Brett Cornwall wrote on 07/02/11 17:28:
>
> Hi, Coming from bug 658590
> <https://bugs.launchpad.net/ubuntu/+source/rhythmbox/+bug/658590>.
>
> I am arguing the sanity of having media players close when no music is
> playing. Since this spec assumes that the user has no purpose for the
> application when closing wouldn't it be safe to say that any wasted RAM
> would be shifted to the swap partition? That's what it's for.
The end goal should be that "quit" is something the computer takes care
of. Humans should no longer have to care whether a program is "running"
or not.
The messaging menu and sound menu are initial experiments in that. But
each has a challenge.
The challenge for a messaging application is: How can it check for
messages, regardless of whether the application is running?
The challenge for a music player is: How can it resume playing a paused
track at a moment's notice, regardless of whether the player was running?
Different applications will take different approaches to these challenges.
One option, for a music player that can launch quickly, would be to quit
immediately whenever you stop it playing and it has no windows open.
A second option, for a heavyweight jukebox like Banshee or Rhythmbox,
would be to wait for a minute or two before quitting, just in case you
resume playback in that time.
A third option would be for the player to spawn a separate process
devoted solely to playing the current track (and to responding to the
sound menu and hardware playback controls), while the main process exits.
> Constantly spending resources on starting and stopping a program can in
> the long run add up to a lot of wasted performance. Media players are
> among the most frequently accessed programs on computers - Should the
> CPU be hogged that much? Most media players scan the music library upon
> startup - When I start Banshee or Rhythmbox up it takes about a minute
> for the programs to scan my music. It doesn't make sense to have it do
> that every time I want to look through my library.
A fourth option (which could be combined with the second or third
option) would be to postpone scanning for music, whenever the player has
been launched with the request to start playing immediately.

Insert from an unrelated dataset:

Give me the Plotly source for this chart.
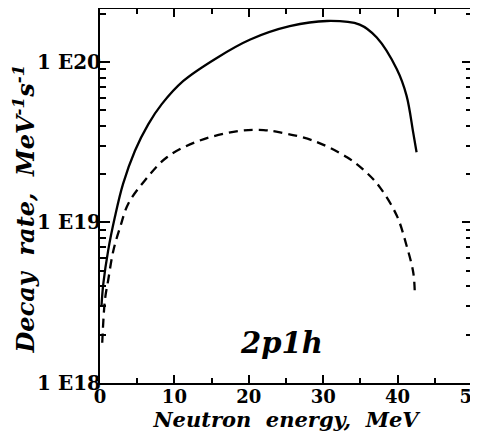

> The close button's purpose has been obfuscated because of the systray
> and now it's been even furthur confused. Close /should/ close the
> program - however, invoking the close button to do different actions
> depending on the state of the program does not follow any sensical
> design - it has buried the design down a hole of larger complexity.
>...
A window's close button should close the window. Anything else the
program does should aim for the least overall distraction.